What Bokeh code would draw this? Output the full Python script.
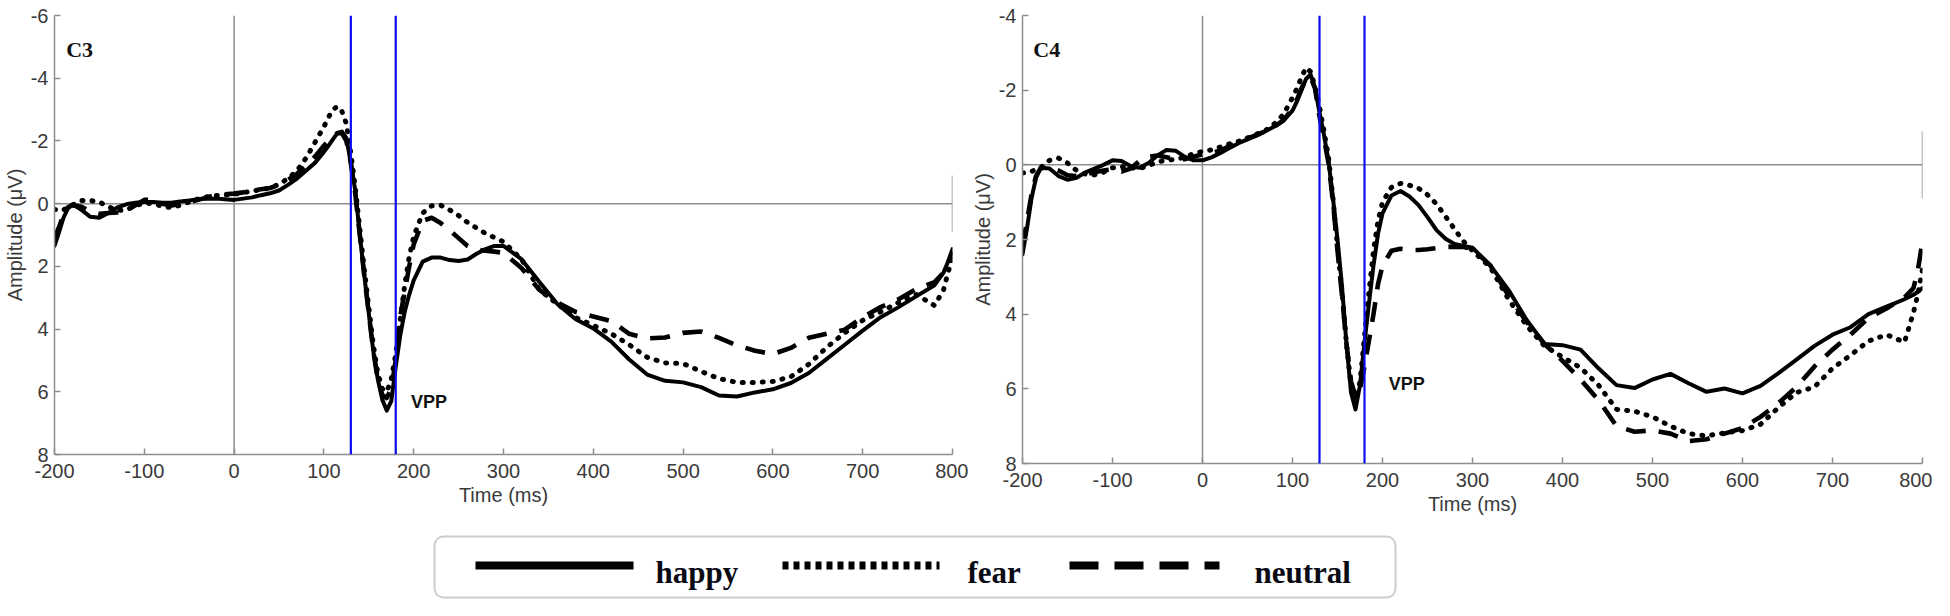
from bokeh.plotting import figure
from bokeh.models import (Range1d, Span, Label, BoxAnnotation, FixedTicker,
                          NumeralTickFormatter)
from bokeh.layouts import column, row
from bokeh.embed import file_html
from bokeh.resources import INLINE

# ---------------- data ----------------
TIME = [-200, -195, -190, -185, -180, -170, -160, -150, -140, -130, -120, -110, -100,
        -90, -80, -70, -60, -50, -40, -30, -20, -10, 0, 10, 20, 30, 40, 50, 60, 70,
        80, 90, 100,
        105, 110, 115, 120, 125, 130, 135, 140, 145, 150, 155, 160, 165, 170, 175,
        180, 185, 190, 195, 200,
        210, 220, 230, 240, 250, 260, 270, 280, 290, 300,
        320, 340, 360, 380, 400, 420, 440, 460, 480, 500, 520, 540, 560, 580, 600,
        620, 640, 660, 680, 700, 720, 740, 760, 780,
        790, 795, 800]

C3_HAPPY = [1.35, 0.92, 0.45, 0.15, 0.02, 0.2, 0.42, 0.45, 0.3, 0.12, 0.02, -0.03, -0.05,
            -0.05, -0.03, -0.03, -0.07, -0.1, -0.14, -0.16, -0.16, -0.14, -0.12, -0.16,
            -0.2, -0.27, -0.33, -0.42, -0.6, -0.8, -1.05, -1.3, -1.65,
            -1.84, -2.05, -2.25, -2.3, -2.1, -1.3, -0.4, 1.0, 2.3, 3.5, 4.7, 5.6, 6.25,
            6.6, 6.3, 5.2, 4.2, 3.45, 2.9, 2.45,
            1.85, 1.72, 1.72, 1.8, 1.83, 1.78, 1.6, 1.45, 1.35, 1.35,
            1.77, 2.5, 3.2, 3.68, 3.98, 4.4, 4.97, 5.45, 5.65, 5.7, 5.85, 6.12, 6.15,
            6.02, 5.92, 5.72, 5.4, 4.95, 4.5, 4.05, 3.62, 3.3, 2.95, 2.6,
            2.2, 1.85, 1.45]

C3_FEAR = [0.18, 0.22, 0.2, 0.12, 0.05, -0.1, -0.1, -0.05, 0.1, 0.22, 0.2, 0.07, -0.02,
           0.0, 0.08, 0.13, 0.05, -0.05, -0.15, -0.22, -0.26, -0.28, -0.3, -0.35, -0.4,
           -0.45, -0.5, -0.62, -0.8, -1.05, -1.45, -1.95, -2.45,
           -2.75, -3.0, -3.1, -2.95, -2.55, -1.6, -0.5, 0.8, 2.1, 3.3, 4.5, 5.4, 5.9,
           6.0, 5.6, 4.8, 3.7, 2.6, 1.7, 1.05,
           0.3, 0.07, 0.05, 0.2, 0.38, 0.6, 0.78, 0.95, 1.08, 1.22,
           1.77, 2.75, 3.2, 3.63, 3.88, 4.15, 4.5, 4.9, 5.08, 5.1, 5.35, 5.58, 5.7, 5.7,
           5.67, 5.52, 5.12, 4.58, 4.12, 3.72, 3.45, 3.15, 2.9, 3.25,
           2.75, 2.2, 1.7]

C3_NEUTRAL = [1.1, 0.75, 0.35, 0.12, 0.05, 0.1, 0.25, 0.32, 0.3, 0.28, 0.22, 0.05, -0.12,
              -0.12, 0.0, 0.06, 0.02, -0.05, -0.12, -0.2, -0.28, -0.3, -0.32, -0.36,
              -0.42, -0.46, -0.5, -0.6, -0.75, -0.95, -1.2, -1.5, -1.85,
              -2.0, -2.15, -2.25, -2.25, -2.0, -1.3, -0.3, 1.0, 2.3, 3.5, 4.7, 5.6, 6.1,
              6.2, 5.9, 5.0, 3.6, 2.8, 2.0, 1.3,
              0.55, 0.45, 0.62, 0.85, 1.1, 1.35, 1.46, 1.5, 1.53, 1.57,
              2.05, 2.75, 3.15, 3.45, 3.6, 3.75, 4.15, 4.3, 4.27, 4.12, 4.08, 4.28, 4.52,
              4.69, 4.8, 4.6, 4.28, 4.15, 4.02, 3.62, 3.3, 3.05, 2.72, 2.5,
              2.2, 1.9, 1.55]

C4_HAPPY = [2.4, 1.7, 0.9, 0.35, 0.08, 0.1, 0.3, 0.4, 0.35, 0.2, 0.1, 0.0, -0.12,
            -0.1, 0.03, 0.08, -0.05, -0.25, -0.4, -0.38, -0.22, -0.12, -0.12, -0.2,
            -0.32, -0.45, -0.58, -0.68, -0.78, -0.9, -1.03, -1.18, -1.45,
            -1.7, -2.0, -2.3, -2.42, -2.06, -1.4, -0.8, -0.1, 0.9, 2.0, 3.25, 4.8, 6.1,
            6.55, 5.9, 4.75, 3.7, 2.7, 1.85, 1.3,
            0.82, 0.7, 0.85, 1.08, 1.4, 1.75, 1.98, 2.12, 2.17, 2.22,
            2.7, 3.35, 4.15, 4.8, 4.83, 4.95, 5.45, 5.9, 5.98, 5.75, 5.6, 5.85, 6.08,
            5.99, 6.12, 5.92, 5.58, 5.22, 4.85, 4.55, 4.35, 4.0, 3.8, 3.6,
            3.48, 3.4, 3.3]

C4_FEAR = [0.22, 0.2, 0.18, 0.12, 0.08, -0.12, -0.18, -0.05, 0.15, 0.25, 0.27, 0.2, 0.08,
           0.05, 0.08, 0.1, 0.02, -0.08, -0.12, -0.15, -0.2, -0.3, -0.36, -0.4, -0.48,
           -0.56, -0.63, -0.72, -0.82, -0.92, -1.1, -1.35, -1.8,
           -2.05, -2.35, -2.6, -2.5, -2.1, -1.55, -0.9, -0.2, 0.9, 2.2, 3.4, 4.8, 5.9,
           6.3, 5.8, 4.6, 3.4, 2.3, 1.5, 1.0,
           0.6, 0.5, 0.55, 0.63, 0.8, 1.05, 1.38, 1.72, 2.05, 2.3,
           2.75, 3.6, 4.3, 4.85, 5.15, 5.43, 5.9, 6.55, 6.6, 6.75, 7.0, 7.2, 7.26, 7.18,
           7.12, 6.95, 6.5, 6.1, 5.95, 5.45, 5.1, 4.72, 4.55, 4.75,
           3.95, 3.45, 2.8]

C4_NEUTRAL = [2.2, 1.5, 0.8, 0.3, 0.1, 0.05, 0.15, 0.28, 0.3, 0.25, 0.2, 0.15, 0.12,
              0.18, 0.1, -0.1, -0.22, -0.25, -0.2, -0.15, -0.15, -0.22, -0.28, -0.32,
              -0.38, -0.5, -0.6, -0.7, -0.8, -0.9, -1.02, -1.2, -1.5,
              -1.75, -2.05, -2.3, -2.35, -2.05, -1.3, -0.7, -0.05, 1.0, 2.3, 3.5, 4.8,
              5.8, 6.2, 6.0, 5.4, 4.7, 4.0, 3.2, 2.7,
              2.3, 2.25, 2.28, 2.28, 2.26, 2.23, 2.2, 2.19, 2.2, 2.25,
              2.7, 3.5, 4.2, 4.8, 5.25, 5.75, 6.3, 7.0, 7.15, 7.11, 7.2, 7.4, 7.35, 7.2,
              7.05, 6.75, 6.38, 5.95, 5.4, 4.95, 4.55, 4.1, 3.85, 3.55,
              3.3, 2.8, 2.05]

CONDITIONS = ["happy", "fear", "neutral"]
X_TICKS = [-200, -100, 0, 100, 200, 300, 400, 500, 600, 700, 800]
C3_Y_TICKS = [-6, -4, -2, 0, 2, 4, 6, 8]
C4_Y_TICKS = [-4, -2, 0, 2, 4, 6, 8]
VPP_WINDOW = [130, 180]
END_STUB = [-0.9, 0.9]

# ---------------- styling ----------------
AXIS_GRAY = "#8e8e8e"
TEXT_GRAY = "#3a3a3a"
BLUE = "#0b0bef"
STYLES = {
    "happy": dict(line_dash="solid", line_width=4.0, line_cap="round", line_join="round"),
    "fear": dict(line_dash="1 9", line_width=5.0, line_cap="round", line_join="round"),
    "neutral": dict(line_dash="20 13", line_width=4.6, line_cap="butt", line_join="round"),
}
LEGEND_STYLES = {
    "happy": dict(line_dash="solid", line_width=8),
    "fear": dict(line_dash="6 5", line_width=8),
    "neutral": dict(line_dash="29 16", line_width=8),
}


def make_panel(name, series, yticks, frame_w, frame_h, top_b, left_b, right_b,
               name_xy, vpp_xy):
    p = figure(frame_width=frame_w, frame_height=frame_h,
               x_range=Range1d(X_TICKS[0], X_TICKS[-1]),
               y_range=Range1d(yticks[-1], yticks[0]),
               output_backend="svg", toolbar_location=None,
               min_border_left=left_b, min_border_right=right_b,
               min_border_top=top_b, min_border_bottom=62,
               background_fill_color="white", border_fill_color="white")
    p.outline_line_color = None
    p.grid.visible = False

    p.xaxis.ticker = FixedTicker(ticks=X_TICKS)
    p.yaxis.ticker = FixedTicker(ticks=yticks)
    for ax in (p.xaxis, p.yaxis):
        ax.formatter = NumeralTickFormatter(format="0")
        ax.axis_line_color = AXIS_GRAY
        ax.axis_line_width = 1.5
        ax.major_tick_line_color = AXIS_GRAY
        ax.major_tick_line_width = 1.5
        ax.major_tick_in = 6
        ax.major_tick_out = 0
        ax.minor_tick_line_color = None
        ax.major_label_text_font = "Liberation Sans"
        ax.major_label_text_font_size = "20px"
        ax.major_label_text_color = TEXT_GRAY
        ax.axis_label_text_font = "Liberation Sans"
        ax.axis_label_text_font_size = "20px"
        ax.axis_label_text_font_style = "normal"
        ax.axis_label_text_color = TEXT_GRAY
    p.xaxis.axis_label = "Time (ms)"
    p.xaxis.major_label_standoff = 9
    p.xaxis.axis_label_standoff = 3
    p.yaxis.axis_label = "Amplitude (\u03bcV)"
    p.yaxis.major_label_standoff = 6
    p.yaxis.axis_label_standoff = 2

    p.add_layout(Span(location=0, dimension="width", line_color=AXIS_GRAY,
                      line_width=1.5, level="underlay"))
    p.add_layout(Span(location=0, dimension="height", line_color=AXIS_GRAY,
                      line_width=1.5, level="underlay"))
    p.segment(x0=[X_TICKS[-1]], x1=[X_TICKS[-1]], y0=[END_STUB[0]], y1=[END_STUB[1]],
              line_color=AXIS_GRAY, line_width=1.5)

    for cond in ["neutral", "fear", "happy"]:
        p.line(TIME, series[cond], line_color="black", **STYLES[cond])

    for t in VPP_WINDOW:
        p.add_layout(Span(location=t, dimension="height", line_color=BLUE,
                          line_width=2.2))

    p.add_layout(Label(x=name_xy[0], y=name_xy[1], text=name,
                       text_font="Liberation Serif", text_font_style="bold",
                       text_font_size="22px", text_color="#111111",
                       text_baseline="alphabetic"))
    p.add_layout(Label(x=vpp_xy[0], y=vpp_xy[1], text="VPP",
                       text_font="Liberation Sans", text_font_style="bold",
                       text_font_size="18px", text_color="#111111",
                       text_baseline="alphabetic"))
    return p


p1 = make_panel("C3", {"happy": C3_HAPPY, "fear": C3_FEAR, "neutral": C3_NEUTRAL},
                C3_Y_TICKS, 898, 439, 15, 48, 16, (-187, -4.92), (197, 6.34))
p2 = make_panel("C4", {"happy": C4_HAPPY, "fear": C4_FEAR, "neutral": C4_NEUTRAL},
                C4_Y_TICKS, 900, 448, 6, 54, 10, (-188, -3.09), (207, 5.87))

# ---------------- legend strip ----------------
LEG_W, LEG_H = 1932, 84
leg = figure(width=LEG_W, height=LEG_H, x_range=Range1d(0, LEG_W),
             y_range=Range1d(LEG_H, 0), x_axis_type=None, y_axis_type=None,
             toolbar_location=None, output_backend="svg", min_border=0,
             background_fill_color="white", border_fill_color="white")
leg.outline_line_color = None
leg.grid.visible = False
leg.add_layout(BoxAnnotation(left=434, right=1395, top=20, bottom=81,
                             fill_color=None, fill_alpha=0.0,
                             line_color="#5a5a5a", line_width=2, border_radius=9,
                             level="underlay"))
LEG_SAMPLE_X = {"happy": (475, 633, 655), "fear": (782, 939, 967),
                "neutral": (1069, 1219, 1254)}
for cond in CONDITIONS:
    x0, x1, xt = LEG_SAMPLE_X[cond]
    leg.line([x0, x1], [49, 49], line_color="black", line_cap="butt",
             **LEGEND_STYLES[cond])
    leg.add_layout(Label(x=xt, y=56, text=cond, text_font="Liberation Serif",
                         text_font_style="bold", text_font_size="31px",
                         text_color="#0a0a14", text_baseline="alphabetic"))

layout = column(row(p1, p2, spacing=0), leg, spacing=0)
open("out.html", "w").write(file_html(layout, INLINE))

◆ Stated exercise
Write down every line from the opening of the listing to the line with "790, 795, 800]", both included, and nothing else; the pictures are omitted.

◆ Answer to the task
What Bokeh code would draw this? Output the full Python script.
from bokeh.plotting import figure
from bokeh.models import (Range1d, Span, Label, BoxAnnotation, FixedTicker,
                          NumeralTickFormatter)
from bokeh.layouts import column, row
from bokeh.embed import file_html
from bokeh.resources import INLINE

# ---------------- data ----------------
TIME = [-200, -195, -190, -185, -180, -170, -160, -150, -140, -130, -120, -110, -100,
        -90, -80, -70, -60, -50, -40, -30, -20, -10, 0, 10, 20, 30, 40, 50, 60, 70,
        80, 90, 100,
        105, 110, 115, 120, 125, 130, 135, 140, 145, 150, 155, 160, 165, 170, 175,
        180, 185, 190, 195, 200,
        210, 220, 230, 240, 250, 260, 270, 280, 290, 300,
        320, 340, 360, 380, 400, 420, 440, 460, 480, 500, 520, 540, 560, 580, 600,
        620, 640, 660, 680, 700, 720, 740, 760, 780,
        790, 795, 800]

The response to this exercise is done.